### Direction:
Reproduce every line of the listing as written, apart from the pictures.

### Supplied information:
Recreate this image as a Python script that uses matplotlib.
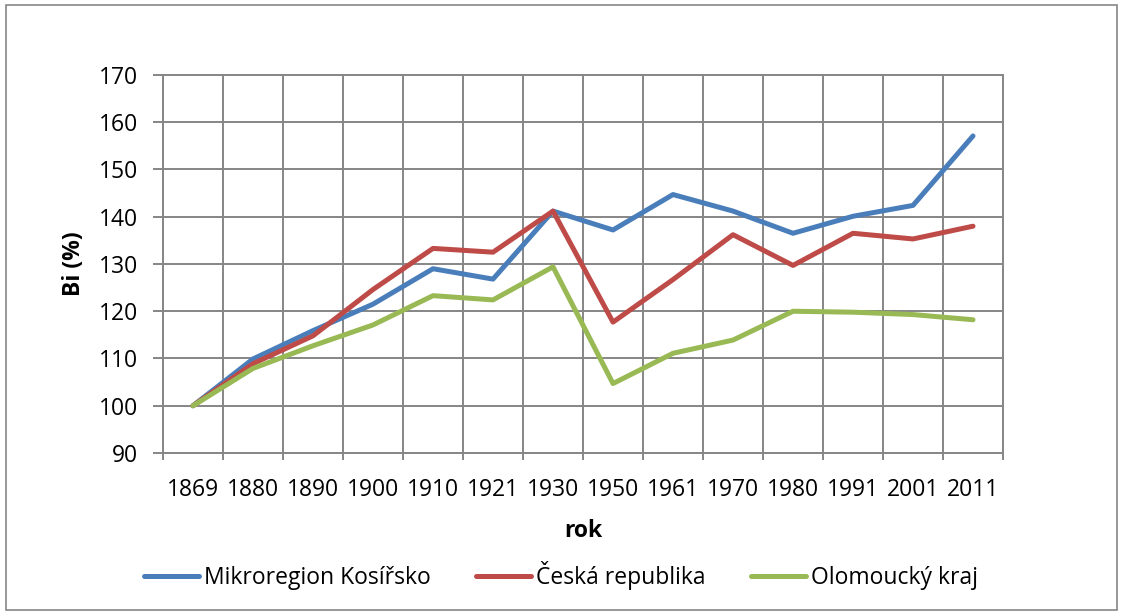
import matplotlib
matplotlib.use("Agg")
import matplotlib.pyplot as plt
from matplotlib.patches import Rectangle

years = ["1869", "1880", "1890", "1900", "1910", "1921", "1930",
         "1950", "1961", "1970", "1980", "1991", "2001", "2011"]
kosirsko = [100, 109.9, 115.9, 121.5, 129.0, 126.8, 141.2,
            137.2, 144.7, 141.2, 136.5, 140.1, 142.4, 157.1]
cr = [100, 108.9, 114.8, 124.6, 133.3, 132.5, 141.2,
      117.7, 126.7, 136.2, 129.7, 136.5, 135.3, 138.0]
olomoucky = [100, 107.9, 112.7, 117.1, 123.3, 122.4, 129.4,
             104.7, 111.1, 113.9, 120.0, 119.8, 119.3, 118.2]
series_names = ["Mikroregion Kosířsko", "Česká republika", "Olomoucký kraj"]
colors = ["#4A7EBB", "#BE4B48", "#98B954"]

plt.rcParams['font.family'] = ['Open Sans', 'DejaVu Sans']
fs = 16.5
grid_col = "#868686"

fig = plt.figure(figsize=(11.21, 6.14), dpi=100)
W, H = 1121, 614
ax = fig.add_axes([163 / W, 1 - 453 / H, (1003 - 163) / W, (453 - 75) / H])

x = list(range(len(years)))
for vals, name, c in zip([kosirsko, cr, olomoucky], series_names, colors):
    ax.plot(x, vals, color=c, lw=3.6, label=name, solid_capstyle='round',
            solid_joinstyle='round', zorder=3)

ax.set_xlim(-0.5, len(years) - 0.5)
ax.set_ylim(90, 170)
ax.set_yticks(range(90, 171, 10))
ax.set_xticks(x)
ax.set_xticklabels(years)
ax.set_xticks([i - 0.5 for i in range(len(years) + 1)], minor=True)

ax.grid(True, which='minor', axis='x', color=grid_col, lw=1.4)
ax.grid(True, which='major', axis='y', color=grid_col, lw=1.4)
ax.set_axisbelow(True)
for s in ax.spines.values():
    s.set_color(grid_col)
    s.set_linewidth(1.4)

ax.tick_params(axis='x', which='major', length=0, pad=18, labelsize=fs)
ax.tick_params(axis='x', which='minor', length=5, width=1.4, color=grid_col)
ax.tick_params(axis='y', which='major', length=7, width=1.4, color=grid_col,
               pad=11, labelsize=fs)

ax.set_xlabel("rok", fontsize=fs, fontweight='bold', labelpad=12)
ax.set_ylabel("Bi (%)", fontsize=fs, fontweight='bold', labelpad=9)

fig.legend(loc='center', bbox_to_anchor=(561 / W, 1 - 576 / H), ncol=3,
           frameon=False, fontsize=fs, handlelength=2.4, handletextpad=0.2,
           columnspacing=2.0)

fig.patches.append(Rectangle((6 / W, 4 / H), 1111 / W, 605 / H,
                             transform=fig.transFigure, fill=False,
                             edgecolor=grid_col, lw=1.2))

fig.savefig("out.png", dpi=100)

### Answer to this problem:
Recreate this image as a Python script that uses matplotlib.
import matplotlib
matplotlib.use("Agg")
import matplotlib.pyplot as plt
from matplotlib.patches import Rectangle

years = ["1869", "1880", "1890", "1900", "1910", "1921", "1930",
         "1950", "1961", "1970", "1980", "1991", "2001", "2011"]
kosirsko = [100, 109.9, 115.9, 121.5, 129.0, 126.8, 141.2,
            137.2, 144.7, 141.2, 136.5, 140.1, 142.4, 157.1]
cr = [100, 108.9, 114.8, 124.6, 133.3, 132.5, 141.2,
      117.7, 126.7, 136.2, 129.7, 136.5, 135.3, 138.0]
olomoucky = [100, 107.9, 112.7, 117.1, 123.3, 122.4, 129.4,
             104.7, 111.1, 113.9, 120.0, 119.8, 119.3, 118.2]
series_names = ["Mikroregion Kosířsko", "Česká republika", "Olomoucký kraj"]
colors = ["#4A7EBB", "#BE4B48", "#98B954"]

plt.rcParams['font.family'] = ['Open Sans', 'DejaVu Sans']
fs = 16.5
grid_col = "#868686"

fig = plt.figure(figsize=(11.21, 6.14), dpi=100)
W, H = 1121, 614
ax = fig.add_axes([163 / W, 1 - 453 / H, (1003 - 163) / W, (453 - 75) / H])

x = list(range(len(years)))
for vals, name, c in zip([kosirsko, cr, olomoucky], series_names, colors):
    ax.plot(x, vals, color=c, lw=3.6, label=name, solid_capstyle='round',
            solid_joinstyle='round', zorder=3)

ax.set_xlim(-0.5, len(years) - 0.5)
ax.set_ylim(90, 170)
ax.set_yticks(range(90, 171, 10))
ax.set_xticks(x)
ax.set_xticklabels(years)
ax.set_xticks([i - 0.5 for i in range(len(years) + 1)], minor=True)

ax.grid(True, which='minor', axis='x', color=grid_col, lw=1.4)
ax.grid(True, which='major', axis='y', color=grid_col, lw=1.4)
ax.set_axisbelow(True)
for s in ax.spines.values():
    s.set_color(grid_col)
    s.set_linewidth(1.4)

ax.tick_params(axis='x', which='major', length=0, pad=18, labelsize=fs)
ax.tick_params(axis='x', which='minor', length=5, width=1.4, color=grid_col)
ax.tick_params(axis='y', which='major', length=7, width=1.4, color=grid_col,
               pad=11, labelsize=fs)

ax.set_xlabel("rok", fontsize=fs, fontweight='bold', labelpad=12)
ax.set_ylabel("Bi (%)", fontsize=fs, fontweight='bold', labelpad=9)

fig.legend(loc='center', bbox_to_anchor=(561 / W, 1 - 576 / H), ncol=3,
           frameon=False, fontsize=fs, handlelength=2.4, handletextpad=0.2,
           columnspacing=2.0)

fig.patches.append(Rectangle((6 / W, 4 / H), 1111 / W, 605 / H,
                             transform=fig.transFigure, fill=False,
                             edgecolor=grid_col, lw=1.2))

fig.savefig("out.png", dpi=100)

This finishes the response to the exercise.